At the same time, Nacchio, Woodruff and Szeliga were cashing in Qwest shares, the SEC said, profiting by roughly $300 million. The government contends Nacchio alone reaped an estimated $216 million during the time period in question through salary, bonuses, stock sales and other compensation.

Charles Stillman, an attorney for Nacchio, said his client had never misrepresented Qwest’s financial condition.

“The SEC unfairly seeks to impute to Mr. Nacchio and others at Qwest responsibility for the results of a widespread industry downturn in a deteriorating economy,” Stillman said. “As Mr. Nacchio has consistently stated, he did nothing wrong and did not instruct anyone else to do anything wrong during his tenure at Qwest, and he looks forward to being vindicated.”

Kozlowski’s attorney, Kevin Evans, said the charges are “as sensational as they are insupportable.”

Attorneys for the other former executives could not immediately be reached for comment. A Qwest spokesman said the allegations involve long-ago events that no longer concern the company.

Other charges settled
The SEC is also seeking a court order requiring all seven to repay an amount to be determined at trial and civil penalties and that would include interest. It said none of the defendants, except for the two accountants, should ever serve as officers or directors of a public company.

Also Tuesday, the SEC settled charges with five other former Qwest officials. A spokesman declined comment on whether the agency’s investigation is complete, but a spokesman for the U.S. attorney’s office in Denver said the government’s criminal investigation was continuing.

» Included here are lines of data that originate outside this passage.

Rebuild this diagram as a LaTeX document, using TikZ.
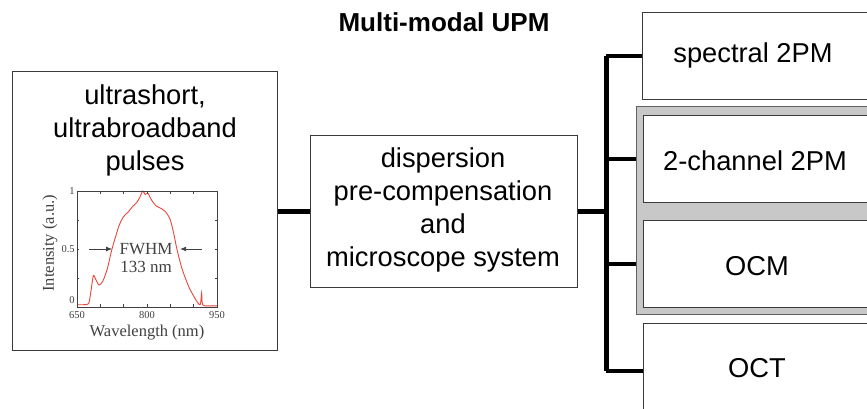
\documentclass[tikz,border=0pt]{standalone}
\usepackage{fontspec}
\setmainfont{Liberation Sans}
\newfontfamily\plotfont{Liberation Serif}
\usetikzlibrary{positioning, arrows.meta}

\definecolor{boxline}{HTML}{3A3A3A}
\definecolor{groupfill}{HTML}{C8C8C8}
\definecolor{plotgray}{HTML}{404040}
\definecolor{specred}{HTML}{E8473A}

\begin{document}
\begin{tikzpicture}[x=1pt, y=-1pt, thick,
    main/.style = {draw=boxline, line width=1.3pt, rectangle, fill=white, inner sep=0pt},
    group/.style = {draw=boxline!80, line width=1.3pt, rectangle, fill=groupfill, inner sep=0pt},
    label/.style = {align=center, font=\fontsize{27.3}{33}\selectfont, inner sep=0pt},
    wire/.style = {line width=4.5pt, black}]
    \clip (0,0) rectangle (867,409);
    \fill[white] (0,0) rectangle (867,409);

    \node[label, font=\fontsize{26}{33}\selectfont\bfseries] (title) at (444,22) {Multi-modal UPM};

    % source and optics
    \node[main, anchor=north west, minimum width=265pt, minimum height=279pt] (pulses) at (12,71) {};
    \node[label] (pulseslbl) at (145,130) {ultrashort,\\ultrabroadband\\pulses};
    \node[main, anchor=north west, minimum width=267pt, minimum height=152pt] (disp) at (310,135) {};
    \node[label] (displbl) at (443,210) {dispersion\\pre-compensation\\and\\microscope system};

    % modalities
    \node[main, anchor=north west, minimum width=226pt, minimum height=87pt] (spec) at (642,12) {};
    \node[label] (speclbl) at (753,55) {spectral 2PM};
    \node[group, anchor=north west, minimum width=240pt, minimum height=208pt] (grp) at (636,106) {};
    \node[main, anchor=north west, minimum width=226pt, minimum height=87pt] (twoch) at (643,115) {};
    \node[label] (twochlbl) at (755,161) {2-channel 2PM};
    \node[main, anchor=north west, minimum width=226pt, minimum height=87pt] (ocm) at (643,220) {};
    \node[label] (ocmlbl) at (757,266) {OCM};
    \node[main, anchor=north west, minimum width=226pt, minimum height=95pt] (oct) at (643,323) {};
    \node[label] (octlbl) at (757,368) {OCT};

    % connectors
    \draw[wire] (pulses.east |- disp) -- (disp.west);
    \draw[wire] (disp.east) -- ++(28,0) coordinate (hub);
    \draw[wire] (hub |- spec.west) -- (hub |- oct.west);
    \draw[wire] (hub |- spec.west) -- (spec.west);
    \draw[wire] (hub |- twoch.west) -- (grp.west |- twoch.west);
    \draw[wire] (hub |- ocm.west) -- (grp.west |- ocm.west);
    \draw[wire] (hub |- oct.west) -- (oct.west);

    % spectrum inset
    \begin{scope}[xshift=77pt, yshift=-307pt, x=0.4667pt, y=116pt, plotgray]
        \draw[specred, line width=0.9pt] plot[smooth, tension=0.45] coordinates {
            (0,0.02) (15,0.02) (25,0.03) (30,0.14) (35,0.27) (40,0.24) (47,0.19)
            (55,0.22) (65,0.33) (75,0.5) (90,0.7) (100,0.78) (110,0.82) (120,0.87)
            (128,0.9) (135,0.95) (141,1.0) (146,0.97) (152,0.98) (160,0.92) (170,0.87)
            (180,0.85) (190,0.82) (200,0.75) (208,0.62) (214,0.5) (225,0.33) (240,0.17)
            (255,0.06) (264,0.02) (267,0.12) (269,0.02) (280,0.01) (300,0.01)};
        \draw[line width=0.8pt] (0,0) rectangle (300,1);
        \foreach \t in {50,100,150,200,250} {
            \draw[line width=0.5pt] (\t,0) -- ++(0,0.03);
            \draw[line width=0.5pt] (\t,1) -- ++(0,-0.03);
        }
        \foreach \t in {0.25,0.5,0.75} {
            \draw[line width=0.5pt] (0,\t) -- ++(5,0);
            \draw[line width=0.5pt] (300,\t) -- ++(-5,0);
        }
        \foreach \v/\t in {0/650,150/800,300/950}
            \node[font=\plotfont\fontsize{10.5}{12}\selectfont, anchor=north, inner sep=1pt] (xt\t) at (\v,-0.03) {\t};
        \foreach \v/\t/\h in {0/0/0.06,0.5/0.5/0.5,1/1/1}
            \node[font=\plotfont\fontsize{10.5}{12}\selectfont, anchor=east, inner sep=1pt] (yt\v) at (-2,\h) {\t};
        \node[font=\plotfont\fontsize{16.5}{18}\selectfont] (xlab) at (150,-0.22) {Wavelength (nm)};
        \node[font=\plotfont\fontsize{16.5}{18}\selectfont, rotate=90] (ylab) at (-58,0.55) {Intensity (a.u.)};
        \node[font=\plotfont\fontsize{17}{19}\selectfont, align=center, inner sep=0pt] (fwhm) at (148,0.42) {FWHM\\[-1pt]133 nm};
        \coordinate (fl) at (26,0.5);
        \coordinate (fr) at (268,0.5);
        \draw[-{Latex[length=6pt, width=5pt]}, line width=0.8pt] (fl) -- (75,0.5);
        \draw[-{Latex[length=6pt, width=5pt]}, line width=0.8pt] (fr) -- (221,0.5);
    \end{scope}
\end{tikzpicture}
\end{document}
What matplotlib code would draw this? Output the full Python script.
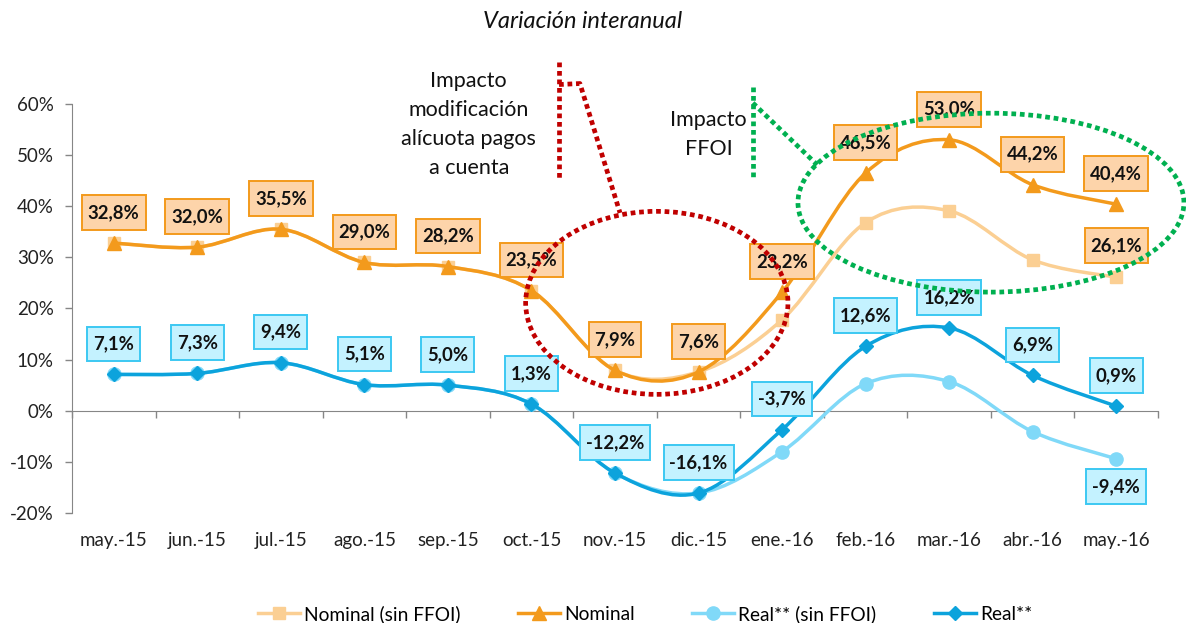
import matplotlib
matplotlib.use("Agg")
import matplotlib.pyplot as plt
import numpy as np
from matplotlib.lines import Line2D
from matplotlib.patches import Ellipse, PathPatch
from matplotlib.path import Path
from matplotlib.ticker import FuncFormatter

plt.rcParams["font.family"] = ["Lato", "DejaVu Sans"]

months = ["may.-15", "jun.-15", "jul.-15", "ago.-15", "sep.-15", "oct.-15", "nov.-15",
          "dic.-15", "ene.-16", "feb.-16", "mar.-16", "abr.-16", "may.-16"]
nominal = [32.8, 32.0, 35.5, 29.0, 28.2, 23.5, 7.9, 7.6, 23.2, 46.5, 53.0, 44.2, 40.4]
nominal_sin = [32.8, 32.0, 35.5, 29.0, 28.2, 23.5, 7.9, 7.6, 17.8, 36.8, 39.1, 29.5, 26.1]
real = [7.1, 7.3, 9.4, 5.1, 5.0, 1.3, -12.2, -16.1, -3.7, 12.6, 16.2, 6.9, 0.9]
real_sin = [7.1, 7.3, 9.4, 5.1, 5.0, 1.3, -12.2, -16.1, -8.0, 5.3, 5.7, -4.1, -9.4]

ORANGE = "#F39A1C"
PEACH = "#FBCF93"
BLUE = "#0CA3DC"
SKY = "#80D9F8"
GRAY = "#868686"


def smooth_path(x, y):
    # Excel style smoothed line: cubic bezier through every point
    p = np.column_stack([x, y])
    pts = [p[0]]
    codes = [Path.MOVETO]
    n = len(p)
    for i in range(n - 1):
        p0 = p[max(i - 1, 0)]
        p3 = p[min(i + 2, n - 1)]
        c1 = p[i] + (p[i + 1] - p0) / 6
        c2 = p[i + 1] - (p3 - p[i]) / 6
        pts += [c1, c2, p[i + 1]]
        codes += [Path.CURVE4] * 3
    return Path(pts, codes)


def label_box(x0, y0, width, height, mutation_size):
    # square box, a bit taller than wide padding (like the Excel labels)
    px, py = 0.32 * mutation_size, 0.48 * mutation_size
    x0, y0 = x0 - px, y0 - py
    x1, y1 = x0 + width + 2 * px, y0 + height + 2 * py
    return Path([(x0, y0), (x1, y0), (x1, y1), (x0, y1), (x0, y0)],
                [Path.MOVETO, Path.LINETO, Path.LINETO, Path.LINETO, Path.CLOSEPOLY])


def pct_label(v):
    return f"{v:.1f}%".replace(".", ",")


fig = plt.figure(figsize=(11.86, 6.23), dpi=100)
ax = fig.add_axes([0.0607, 0.1766, 0.9157, 0.6565])
x = np.arange(len(months))

series = [
    (nominal_sin, PEACH, "s", 9, "Nominal (sin FFOI)", 2),
    (nominal, ORANGE, "^", 10, "Nominal", 3),
    (real_sin, SKY, "o", 9.5, "Real** (sin FFOI)", 2),
    (real, BLUE, "D", 7.5, "Real**", 3),
]
handles = []
for vals, col, mk, ms, name, z in series:
    y = np.array(vals) / 100
    ax.add_patch(PathPatch(smooth_path(x, y), fill=False, ec=col, lw=2.5, zorder=z,
                           capstyle="round", joinstyle="round"))
    ax.plot(x, y, ls="none", marker=mk, ms=ms, color=col, mec=col, zorder=z)
    handles.append(Line2D([], [], color=col, lw=2.5, marker=mk, ms=ms, mec=col, label=name))

ORANGE_BOX = dict(boxstyle=label_box, fc="#FDD4AA", ec="#F39A1C", lw=1.4)
BLUE_BOX = dict(boxstyle=label_box, fc="#C4F2FF", ec="#3CC8F2", lw=1.4)


def put_label(xi, v, dy, box):
    ax.annotate(pct_label(v), (xi, v / 100), xytext=(0, dy), textcoords="offset points",
                ha="center", va="center", fontsize=13.3, fontweight="bold", color="#111111",
                bbox=box, zorder=5)


for i, v in enumerate(nominal):
    put_label(i, v, 22, ORANGE_BOX)
for i, v in enumerate(real):
    put_label(i, v, 22, BLUE_BOX)
put_label(12, nominal_sin[-1], 23, ORANGE_BOX)
put_label(12, real_sin[-1], -20, BLUE_BOX)

# axes styling
ax.set_xlim(-0.5, 12.5)
ax.set_ylim(-0.2, 0.6)
ax.set_yticks(np.arange(-0.2, 0.61, 0.1))
ax.yaxis.set_major_formatter(FuncFormatter(lambda v, _: f"{v * 100:.0f}%"))
ax.set_xticks(x)
ax.set_xticklabels(months)
ax.tick_params(axis="x", length=0, pad=14, labelsize=13.5, colors="#222222")
ax.tick_params(axis="y", length=5, width=1, color=GRAY, pad=8, labelsize=13.5,
               labelcolor="#222222")
for s in ["top", "right", "bottom"]:
    ax.spines[s].set_visible(False)
ax.spines["left"].set_color(GRAY)

zero_axis = ax.secondary_xaxis(0.25)
zero_axis.set_xticks(np.arange(-0.5, 13, 1))
zero_axis.tick_params(axis="x", length=5, width=1, color=GRAY, labelbottom=False)
zero_axis.spines["bottom"].set_color(GRAY)

# callouts
RED = "#C00000"
GREEN = "#00B050"
dot = dict(ls=(0, (1, 0.8)), lw=3.4, dash_capstyle="butt", clip_on=False, zorder=6)

ax.plot([5.33, 5.33], [0.683, 0.452], color=RED, **dot)
ax.plot([5.33, 5.58, 6.06], [0.638, 0.640, 0.387], color=RED, **dot)
ax.add_patch(Ellipse((6.50, 0.211), 3.14, 0.358, fill=False, ec=RED, ls=(0, (1, 0.8)),
                     lw=3.4, clip_on=False, zorder=6))
ax.text(4.25, 0.560, "Impacto\nmodificación\nalícuota pagos\na cuenta", ha="center",
        va="center", fontsize=15.5, linespacing=1.55, color="#111111")

ax.plot([7.65, 7.65], [0.634, 0.458], color=GREEN, **dot)
ax.plot([7.65, 8.42], [0.602, 0.481], color=GREEN, **dot)
ax.add_patch(Ellipse((10.50, 0.407), 4.62, 0.350, fill=False, ec=GREEN, ls=(0, (1, 0.8)),
                     lw=3.4, clip_on=False, zorder=6))
ax.text(7.12, 0.540, "Impacto\nFFOI", ha="center", va="center", fontsize=15.5,
        linespacing=1.55, color="#111111")

fig.text(0.4916, 0.966, "Variación interanual", ha="center", va="center", fontsize=17,
         style="italic", color="#111111")

fig.legend(handles=handles, loc="center", bbox_to_anchor=(0.544, 0.0145), ncol=4,
           frameon=False, fontsize=13.8, handlelength=2.2, handletextpad=0.2,
           columnspacing=3.0)

fig.savefig("out.png", dpi=100)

Last fall, Qwest agreed to pay $250 million to settle SEC charges of fraud. The deal did not cover former executives like Nacchio and Szeliga, who now face charges including fraud, failure to maintain book and records, lying to auditors and false filings with the SEC.

The SEC said Nacchio, Woodruff and Szeliga received secret compensation in the form of newly issued stock from companies doing business with Qwest or seeking deals with the company. The lawsuit also accuses the three of causing the manipulation of revenue associated with Qwest Dex, a subsidiary.

Mohebbi, Casey and Noyes, meanwhile, allegedly met goals by backdating contracts, hiding side agreements and making fiber-optic capacity swaps (IRU) with other telecoms to book one-time revenue. Documents released by a U.S. House committee in 2002 said the swaps appeared to have no other purpose than allowing the companies to inflate revenues to meet analyst expectations.

“Qwest relied so heavily on the immediate revenue recognition from one-time IRU and equipment sales transactions to meet the aggressive revenue and growth targets that Qwest management and employees referred to the practice as a ’drug,’ an ’addiction,’ ’heroin,’ and ’cocaine on steroids,”’ the SEC said in Tuesday’s filing.

The government has had mixed success prosecuting former Qwest executives. Of four men accused of improperly booking revenue in an Arizona schools deal, two were acquitted, another was sentenced to probation and a fourth is expected to receive probation.